◆ **PROVIDED DATA**
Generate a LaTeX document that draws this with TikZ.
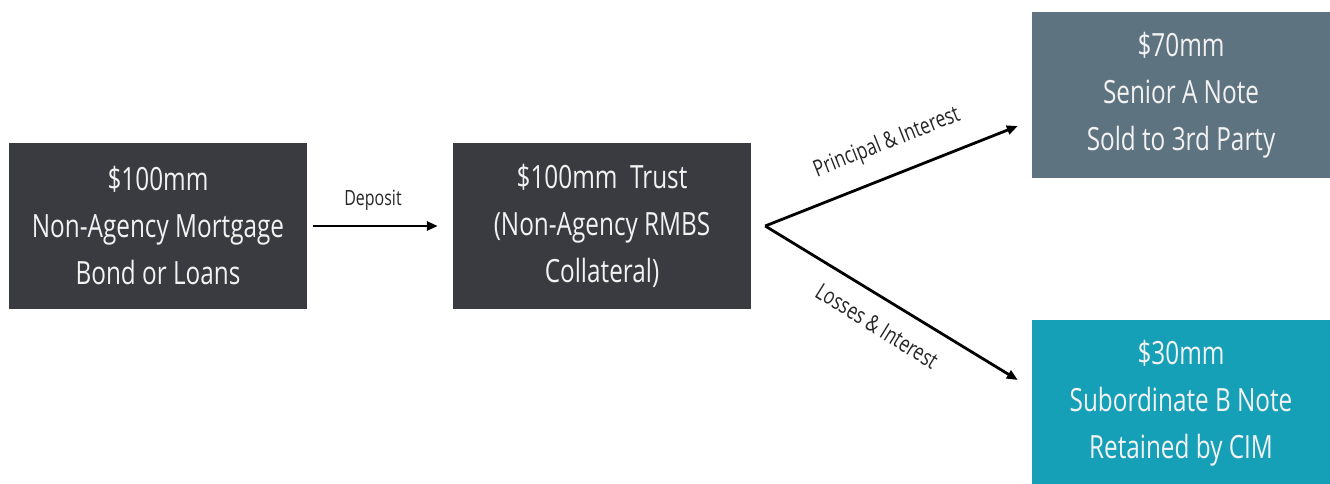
\documentclass[tikz,border=0pt]{standalone}
\usepackage{fontspec}
\setmainfont{Open Sans}[FakeStretch=0.76]
\usetikzlibrary{arrows.meta}
\definecolor{darkbox}{HTML}{3A3B40}
\definecolor{slatebox}{HTML}{5E7380}
\definecolor{tealbox}{HTML}{16A0B8}
\definecolor{boxtext}{HTML}{F2F2F2}
\tikzset{
  fbox/.style={draw=none, minimum width=298pt, minimum height=166pt, inner sep=0pt,
    align=center, text=boxtext, font=\fontsize{32}{47}\selectfont},
  flow/.style={line width=2.8pt, -{Triangle[length=11pt,width=9pt]}},
  lbl/.style={font=\fontsize{21}{24}\selectfont, text=black!85, inner sep=0pt},
  slbl/.style={lbl, font=\fontsize{23}{26}\selectfont}
}
\begin{document}
\begin{tikzpicture}[x=1pt,y=1pt]
\useasboundingbox (0,0) rectangle (1330,483);
\fill[white] (0,0) rectangle (1330,483);
\node[fbox, fill=darkbox] (src) at (158,257) {\$100mm\\Non-Agency Mortgage\\Bond or Loans};
\node[fbox, fill=darkbox] (trust) at (602,257) {\$100mm\ \ Trust\\(Non-Agency RMBS\\Collateral)};
\node[fbox, fill=slatebox] (senior) at (1181,388) {\$70mm\\Senior A Note\\Sold to 3rd Party};
\node[fbox, fill=tealbox] (sub) at (1181,80) {\$30mm\\Subordinate B Note\\Retained by CIM};
\coordinate (apex) at ([xshift=14pt]trust.east);
\coordinate (tipA) at ([xshift=-14pt,yshift=-31pt]senior.west);
\coordinate (tipB) at ([xshift=-14pt,yshift=23pt]sub.west);
\draw[flow, shorten <=6pt, shorten >=15pt] (src.east) -- (trust.west);
\draw[flow] (apex) -- (tipA);
\draw[flow] (apex) -- (tipB);
\node[lbl] (dep) at (373,283) {Deposit};
\node[slbl, rotate=21.6] (pi) at (887,340) {Principal \& Interest};
\node[slbl, rotate=-32] (li) at (877,157) {Losses \& Interest};
\end{tikzpicture}
\end{document}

◆ **WHAT YOU SHOULD DO**
What is needed is an exact reproduction of the data, pictures excluded.

◆ **OUTPUT OF THE EXERCISE**
Generate a LaTeX document that draws this with TikZ.
\documentclass[tikz,border=0pt]{standalone}
\usepackage{fontspec}
\setmainfont{Open Sans}[FakeStretch=0.76]
\usetikzlibrary{arrows.meta}
\definecolor{darkbox}{HTML}{3A3B40}
\definecolor{slatebox}{HTML}{5E7380}
\definecolor{tealbox}{HTML}{16A0B8}
\definecolor{boxtext}{HTML}{F2F2F2}
\tikzset{
  fbox/.style={draw=none, minimum width=298pt, minimum height=166pt, inner sep=0pt,
    align=center, text=boxtext, font=\fontsize{32}{47}\selectfont},
  flow/.style={line width=2.8pt, -{Triangle[length=11pt,width=9pt]}},
  lbl/.style={font=\fontsize{21}{24}\selectfont, text=black!85, inner sep=0pt},
  slbl/.style={lbl, font=\fontsize{23}{26}\selectfont}
}
\begin{document}
\begin{tikzpicture}[x=1pt,y=1pt]
\useasboundingbox (0,0) rectangle (1330,483);
\fill[white] (0,0) rectangle (1330,483);
\node[fbox, fill=darkbox] (src) at (158,257) {\$100mm\\Non-Agency Mortgage\\Bond or Loans};
\node[fbox, fill=darkbox] (trust) at (602,257) {\$100mm\ \ Trust\\(Non-Agency RMBS\\Collateral)};
\node[fbox, fill=slatebox] (senior) at (1181,388) {\$70mm\\Senior A Note\\Sold to 3rd Party};
\node[fbox, fill=tealbox] (sub) at (1181,80) {\$30mm\\Subordinate B Note\\Retained by CIM};
\coordinate (apex) at ([xshift=14pt]trust.east);
\coordinate (tipA) at ([xshift=-14pt,yshift=-31pt]senior.west);
\coordinate (tipB) at ([xshift=-14pt,yshift=23pt]sub.west);
\draw[flow, shorten <=6pt, shorten >=15pt] (src.east) -- (trust.west);
\draw[flow] (apex) -- (tipA);
\draw[flow] (apex) -- (tipB);
\node[lbl] (dep) at (373,283) {Deposit};
\node[slbl, rotate=21.6] (pi) at (887,340) {Principal \& Interest};
\node[slbl, rotate=-32] (li) at (877,157) {Losses \& Interest};
\end{tikzpicture}
\end{document}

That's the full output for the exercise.